The weather has been confusing. Chilly yesterday, frost warning overnight, really warm this afternoon. Perrine's extra winter layer of coat is coming out in clumps. She'll jump up on the bed to ask for treats or attention or the brush, and there'll be a bit sticking out two to four centimeters at some crazy angle from some part of her body, which come right off in my fingers when I grab it. Then she sniffs at it as though I'm offering her a toy.

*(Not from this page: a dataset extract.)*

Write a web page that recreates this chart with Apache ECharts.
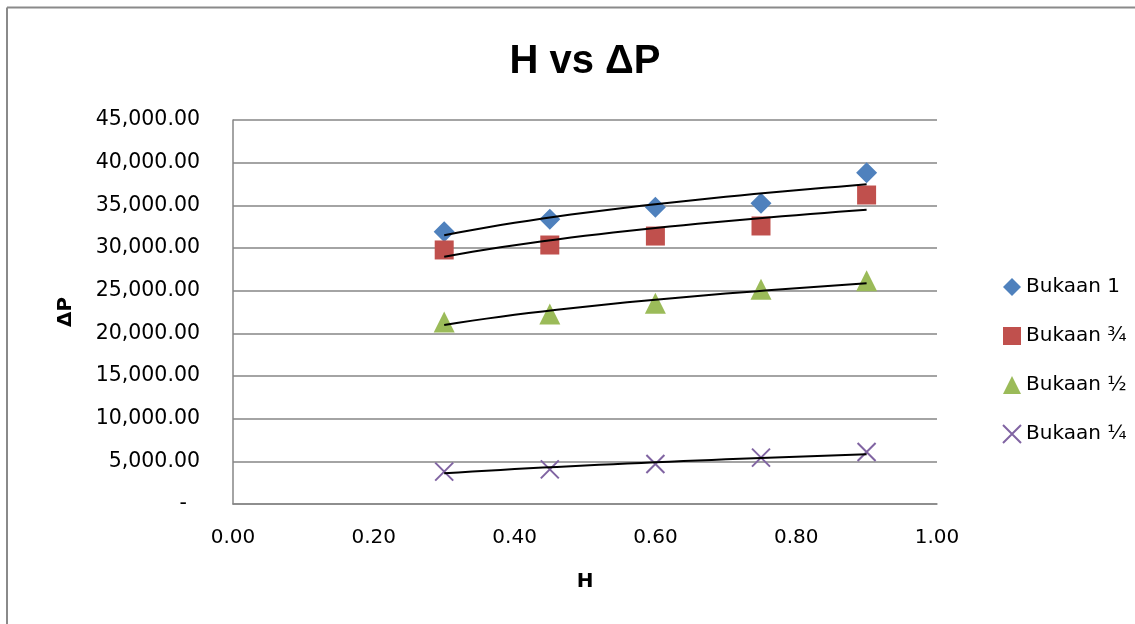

Unsurprisingly, she's been asking to be brushed a lot lately. But she's taken to playing a little power game, trying to make me go to her with the brush, instead of coming within easy reach. She asks for the brush, I pat my lap if I'm sitting or my chest if I'm lying on my back, and instead of coming over she just asks again more emphatically and tries the to do puppy-dog eyes. Or she comes over, accepts a few strokes with her usual squirmy, purr-ful enthusiasm, then walks just out of reach and complains that I stopped. I'm half-annoyed and half-amused. If she insists on staying in an inconvenient spot (out of reach or at a funny angle for my arm), I put the brush down.
I haven't had to cut any mats out of her coat in the last few weeks, I think (my sense of time is unreliable right now, more so for memories of stuff that happened on extra-dizzy days). I don't know whether this is because the springtime shedding lets proto-mats come off as clumps before they get a chance to mat, because of something else, or just random. I haven't been brushing her that much more, I think (though I did wrestle her into keeping still long enough to comb out one small mat that was forming last week) -- and during the winter mats appeared even when I'd recently brushed her.
I'm still amused at how large a chunk of fur I can cut off of her without making a noticeable difference in her appearance (nearby fur sort of leans over to fill in the void), but I'm happier not having to use the scissors.